Barthian Exegetical Praxis (aka "Preaching")

Since about the middle of summer, I've been trying actively to follow and respond to the pericopes of the church year. Now, I wouldn't call most of what I do here "preaching" in the proper sense -- there's too much of instruction in it to be wholly words of life (much less holy words of life). But it is what comes before preaching, as reflection and attempted application practiced upon the texts. And in it I try to do what preaching must do: be of service to the church as it goes about living into and out of the gospel.

As a lay doctoral student I do not belong to the order of the ministry of Word and Sacrament. I rejoice in the service of those who are so ordained, but it is not my calling. As a theologian (even if a journeyman at present), I belong to those who are so called, as much as both I and they belong to the body of the church as organs of it. To the extent that there is a clerical division of labor in the church, it is my job to serve the laity, and to help the clergy serve the laity likewise. Because the "laity" are nothing but the laos theou, and the servants of the people of God are likewise laïkos.

And so when I went about getting seriously into Barth, I discovered that I could not do it without learning something in which I had not yet been trained: preaching. (I thank Gary Dorrien for watering the seed of this realization in me.) Because it is not intuitive, this intentional proclamation of the Word of God for the people of God. It is not, as it appears, a matter of getting up and talking about the Bible. I had been trained in that. I had taken classes in hermeneutics, and exegetical method, and done a good deal of self-study beyond them on that end. And yet the first time I got up to preach, no one was fed. Teaching Bible is not proclamation. (And teaching Bible without proclamation might not even be good teaching!)

The answer that preaching provides is a clear hermeneutic: the application of God's grace, witnessed in texts of common meditation, to the life of the assembly. To confess and present and explain and apply what God does for us. It is a Christological hermeneutic to the extent that it is a theological hermeneutic: we focus on Christ as God's most clear action for us, and as the demonstration of God's inevitable will to save. As the frame through which we see God's other actions in and for the world, and remember that God is for us as he drives us toward godly action in and for the world. As such preaching is always about gospel -- always about the proclamation of God's persistent and gracious action that causes us to live again. That feeds us and heals us and helps us in our need. That only consequently enables us to go forth and do likewise.
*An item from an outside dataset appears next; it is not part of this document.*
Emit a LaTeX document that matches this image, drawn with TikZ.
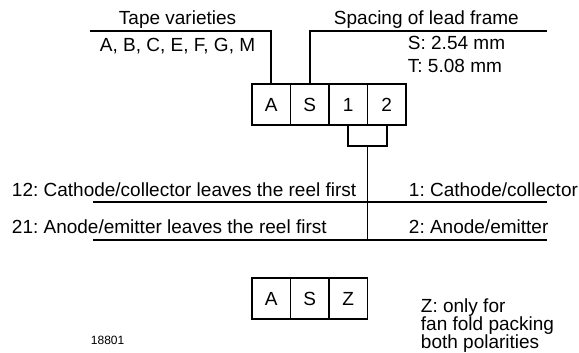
\documentclass[tikz,border=0pt]{standalone}
\usepackage{fontspec}
\setmainfont{Liberation Sans}
\usetikzlibrary{positioning}
\frenchspacing

\begin{document}
\begin{tikzpicture}[x=1pt, y=-1pt, line width=1.9pt,
    cell/.style={draw, rectangle, minimum width=38.5pt, minimum height=41pt, inner sep=0pt, outer sep=0pt, font=\fontsize{19}{22}\selectfont},
    lbl/.style={anchor=base west, inner sep=0pt, align=left, font=\fontsize{19}{18}\selectfont}]
  \useasboundingbox (0,0) rectangle (579,353);

  % type code cells
  \node[cell] (cA) at (271.25,104.5) {A};
  \node[cell, right=0pt of cA] (cS) {S};
  \node[cell, right=0pt of cS] (c1) {1};
  \node[cell, right=0pt of c1] (c2) {2};

  \node[cell] (zA) at (271.25,298.5) {A};
  \node[cell, right=0pt of zA] (zS) {S};
  \node[cell, right=0pt of zS] (zZ) {Z};

  % labels
  \node[lbl] (tape) at (118,25) {Tape varieties};
  \node[lbl] (types) at (99,52) {A, B, C, E, F, G, M};
  \node[lbl] (spacing) at (333,25) {Spacing of lead frame};
  \node[lbl] (sval) at (407,50) {S: 2.54 mm};
  \node[lbl] (tval) at (407,73) {T: 5.08 mm};
  \node[lbl] (ckfirst) at (11,196) {12: Cathode/collector leaves the reel first};
  \node[lbl] (anfirst) at (11,233) {21: Anode/emitter leaves the reel first};
  \node[lbl] (pin1) at (408,196) {1: Cathode/collector};
  \node[lbl] (pin2) at (408,233) {2: Anode/emitter};
  \node[lbl] (znote) at (420,348) {Z: only for\\fan fold packing\\both polarities};
  \node[lbl, font=\fontsize{12}{14}\selectfont] (fignum) at (90,344) {18801};

  \coordinate (tapeL) at (90,31);
  \coordinate (spacingR) at (547,31);
  \coordinate (row1L) at (93,202);
  \coordinate (row1R) at (547,202);
  \coordinate (row2L) at (93,240);
  \coordinate (row2R) at (547,240);
  \coordinate (brk) at ([yshift=-21pt]c1.south east);

  \draw (tapeL) -- (tapeL -| cA.north) -- (cA.north);
  \draw (spacingR) -- (spacingR -| cS.north) -- (cS.north);
  \draw (c1.south) |- (brk) -| (c2.south);
  \draw (brk) -- ([yshift=-1pt]brk |- row2L);
  \draw (row1L) -- (row1R);
  \draw (row2L) -- (row2R);
\end{tikzpicture}
\end{document}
I say that this is "Barthian exegetical praxis" because I am guided by a quote of Barth's about the futility of exegetical method without it. Burnett, in his book on Barth's hermeneutics, cites what is for me a beautiful statement, made to some students at Princeton in 1962 who asked him about hermeneutical schools. The quote is on page 13:
"The situation has become more and more obscured. The theme of hermeneutics has come up, more and more people speak of heremenutics -- every young man in a different way -- and I regret that in discussing 'hermeneutics' the texts themselves come short, you see? They are always discussing the question of language, of translation, of application, and so on. I have always preferred to do the thing, to try to explain, to understand texts. And now they are fighting especially in the different schools of the 'Bultmannites,' because there are different Bultmann-schools now, and they are fighting on this methodological basis. I can't like this thing. I'm not involved in it, I look, I see, I read it, but I would prefer they would write commentaries or deliver sermons or write, let us say, a good theology of the New Testament, a better one -- yes. Instead of that they are thinking round and round, how do we understand, instead of trying to understand and then make a jump in the water to see if they are able to swim!"
And so for me this blog becomes one massive game of "Will It Float?" For which reason I'm not too happy with the last few posts -- people seem to have liked that I made a post arguing about methodological issues in how I don't like to argue with atheists, but then I made a dense computational analogy which pleased nobody but myself. And neither of them was bread. The last few weeks I've been out of the habit of -- as Barth says -- jumping in the water and seeing if I'm able to swim. I do my job better the closer I am to working with the texts. (Be they scripture, confessions, or Barth!) Hacking away at method may occasionally be necessary -- and as a diagnostician it's part of what I do -- but method doesn't exist without practice. Talking about hermeneutics without preaching or commentary-writing or doing practical works of theology is ultimately unsatisfying. It has to come about, in healthy ways, from engagement with real bread, real meat, real beer. From cooking for and feeding the people of God, however we are called to do it. One does not smoke a pipe -- that's metonymy. One smokes tobacco, or the pipe is simply affectation. And one may smoke good or bad tobacco, but it's futile to argue about the best kind of pipe apart from using it. And for me, the judge of good material is preaching -- which is to say that I judge a theology by the quality of its gospel. And the judge of good method is how it produces good preaching by treating the material and the audience.